At this debate, Hillary Clinton declared, “Yes, of course we should raise the minimum wage, but we have to do so much more, including finding ways for companies to share profits with the workers who make them.” She announced that “We need a new New Deal for communities of color,” a statement that seems to have bloomed from her meeting last week with Black Lives Matter activists. There were even giddy minutes in which she and Bernie cheerfully argued about the shortcomings of capitalism. In public. Because of Bernie, and his one area of serious progressive shortfall, Americans were treated to a Hillary who said something lots of us have longed to hear: “It is time the entire country stood up against the NRA!”

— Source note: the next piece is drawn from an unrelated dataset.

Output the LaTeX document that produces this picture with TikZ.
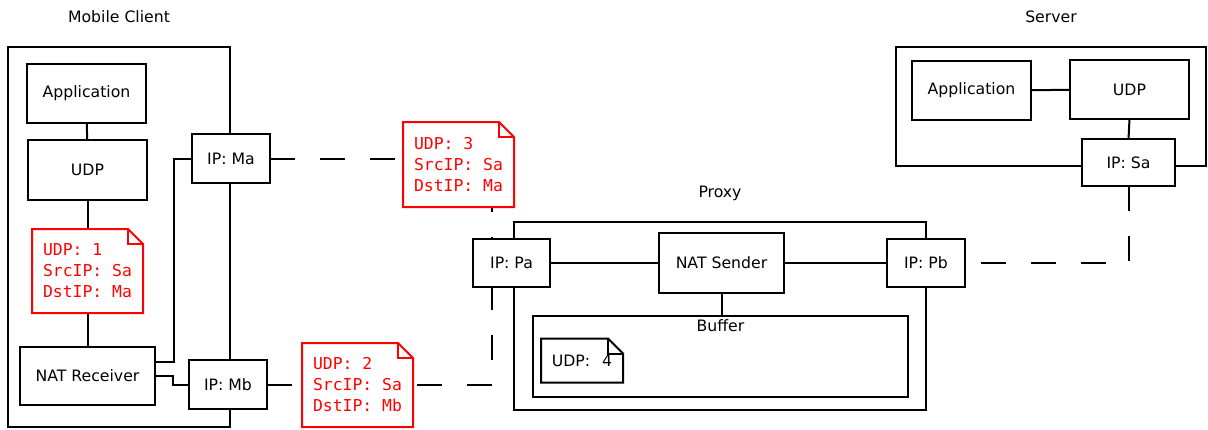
\documentclass[tikz,border=0pt]{standalone}
\usepackage{fontspec}
\setmainfont{DejaVu Sans}
\setmonofont{DejaVu Sans Mono}
\usetikzlibrary{backgrounds}
\newcommand\dogear[2]{%
  \draw[#2] (#1.north west) -- ([xshift=-15pt]#1.north east) -- ([yshift=-15pt]#1.north east) -- (#1.south east) -- (#1.south west) -- cycle;
  \draw[#2] ([xshift=-15pt]#1.north east) |- ([yshift=-15pt]#1.north east);}
\begin{document}
\begin{tikzpicture}[x=1pt,y=-1pt, line width=2pt, line join=miter,
  box/.style={draw, fill=white, rectangle, inner sep=0pt, outer sep=0pt, line width=2pt, font=\fontsize{15.7}{18}\selectfont},
  pkt/.style={fill=white, rectangle, inner sep=0pt, outer sep=0pt, align=left, text=red, font=\ttfamily\fontsize{16.4}{21}\selectfont},
  pktline/.style={draw=red, line width=2pt},
  link/.style={draw, line width=2pt},
  container/.style={draw, line width=2pt},
  net/.style={draw, line width=2pt, dash pattern=on 25pt off 25pt},
  title/.style={font=\fontsize{15.7}{18}\selectfont, inner sep=0pt}]
\useasboundingbox (0,0) rectangle (1208,429);

% titles
\node[title] (tMC) at (119,17) {Mobile Client};
\node[title] (tSV) at (1051,17) {Server};
\node[title] (tPX) at (720,193) {Proxy};

% Mobile client
\node[box, minimum width=119pt, minimum height=59pt] (mcApp) at (86.5,93.5) {Application};
\node[box, minimum width=119pt, minimum height=60pt] (mcUDP) at (87.5,170) {UDP};
\node[pkt, minimum width=111pt, minimum height=84pt] (pk1) at (87.5,271) {UDP: 1\\SrcIP: Sa\\DstIP: Ma};
\node[box, minimum width=135pt, minimum height=58pt] (natR) at (87.5,376) {NAT Receiver};
\node[box, minimum width=78pt, minimum height=49pt] (ipMa) at (231,158.5) {IP: Ma};
\node[box, minimum width=78pt, minimum height=49pt] (ipMb) at (228,384.5) {IP: Mb};

% packets on the wire
\node[pkt, minimum width=111pt, minimum height=85pt] (pk3) at (458.5,164.5) {UDP: 3\\SrcIP: Sa\\DstIP: Ma};
\node[pkt, minimum width=111pt, minimum height=84pt] (pk2) at (357.5,385) {UDP: 2\\SrcIP: Sa\\DstIP: Mb};

% Proxy
\node[box, minimum width=77pt, minimum height=48pt] (ipPa) at (511.5,263) {IP: Pa};
\node[box, minimum width=125pt, minimum height=60pt] (natS) at (721.5,263) {NAT Sender};
\node[box, minimum width=78pt, minimum height=48pt] (ipPb) at (926,263) {IP: Pb};
\node[box, minimum width=375pt, minimum height=81pt] (buf) at (720.5,356.5) {};
\node[title, anchor=north] (tBuf) at (buf.north) {\raisebox{0pt}[14pt][3pt]{Buffer}};
\node[box, draw=none, minimum width=82pt, minimum height=44pt] (pk4) at (582,360.5) {UDP:\hspace{12pt}4};

% Server
\node[box, minimum width=119pt, minimum height=59pt] (sApp) at (971.5,90.5) {Application};
\node[box, minimum width=119pt, minimum height=59pt] (sUDP) at (1129.5,89.5) {UDP};
\node[box, minimum width=93pt, minimum height=47pt] (ipSa) at (1128.5,162.5) {IP: Sa};

% packet outlines
\dogear{pk1}{pktline}
\dogear{pk2}{pktline}
\dogear{pk3}{pktline}
\dogear{pk4}{link}

\begin{scope}[on background layer]
  % containers
  \draw[container] (8,47) rectangle (230,427);
  \draw[container] (514,222) rectangle (926,410);
  \draw[container] (896,47) rectangle (1206,166);
  % internal links
  \draw[link] (mcApp) -- (mcUDP);
  \draw[link] (mcUDP) -- (pk1);
  \draw[link] (pk1) -- (natR);
  \draw[link] ([yshift=14pt]natR.east) -- ++(19pt,0) |- (ipMa.west);
  \draw[link] (natR.east) -- ++(18pt,0) |- (ipMb.west);
  \draw[link] (ipPa) -- (natS);
  \draw[link] (natS) -- (ipPb);
  \draw[link] (natS.south) -- (natS.south |- buf.north);
  \draw[link] (sApp) -- (sUDP);
  \draw[link] (sUDP.south) -- (ipSa.north);
  % network links
  \draw[net] (ipMa.east) -| ([xshift=-19.5pt]ipPa.north);
  \draw[net] (ipMb.east) -| ([xshift=-19.5pt]ipPa.south);
  \draw[net] (ipSa.south) |- (ipPb.east);
\end{scope}
\end{tikzpicture}
\end{document}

There were plenty of groans from lefties on social media in response to Clinton’s pronouncement, in response to a question about how she’d be different from Obama, that she’d be the first woman president. But it was actually a pretty deft answer. First, it greased her pivot away from a question intended to bait her into criticism of her former primary opponent and boss. Second, while it does not comprise a complete argument for why should she be president — as the two-plus hours of debate about topics other than her gender suggested — it is true that we’ve never had a woman president. And it is nuts.
What’s more, whether or not it had to do with her gender, Hillary scored one of the night’s biggest slam dunks by being the only candidate to say the words “Planned Parenthood,” in response to a question about how big government would have to get to support her proposed paid-leave plans. “[Republicans] don’t mind having big government to interfere with a woman’s right to choose,” said Clinton with real ire, “and to try to take down Planned Parenthood. They’re fine with big government when it comes to that. I’m sick of it! We should not be paralyzed by the Republicans and their constant refrain ‘big government this, big government that’ except for what they want to impose on the American people. I know we can afford it because we’re gonna make the wealthy pay for it!”
It was a high point. And yes, there were also low points, for Hillary and others: Her answers on banks were pretty unconvincing; Bernie’s view of paid leave as somehow being an issue exclusive to mothers was disappointing; there was a horrifically crass ad paid for by an anti-Hillary super-pac that traded on the lost life of Ambassador J. Christopher Stevens; Anderson Cooper didn’t ask a single question about reproductive rights and only one about race. Then there was that “Landslide” cover playing anachronistically in every trailer for Suffragette.
But mostly, Democrats should stop freaking out, at least for now. They have a calm, strong front-runner with a strong, smart challenger. This is how it’s supposed to work.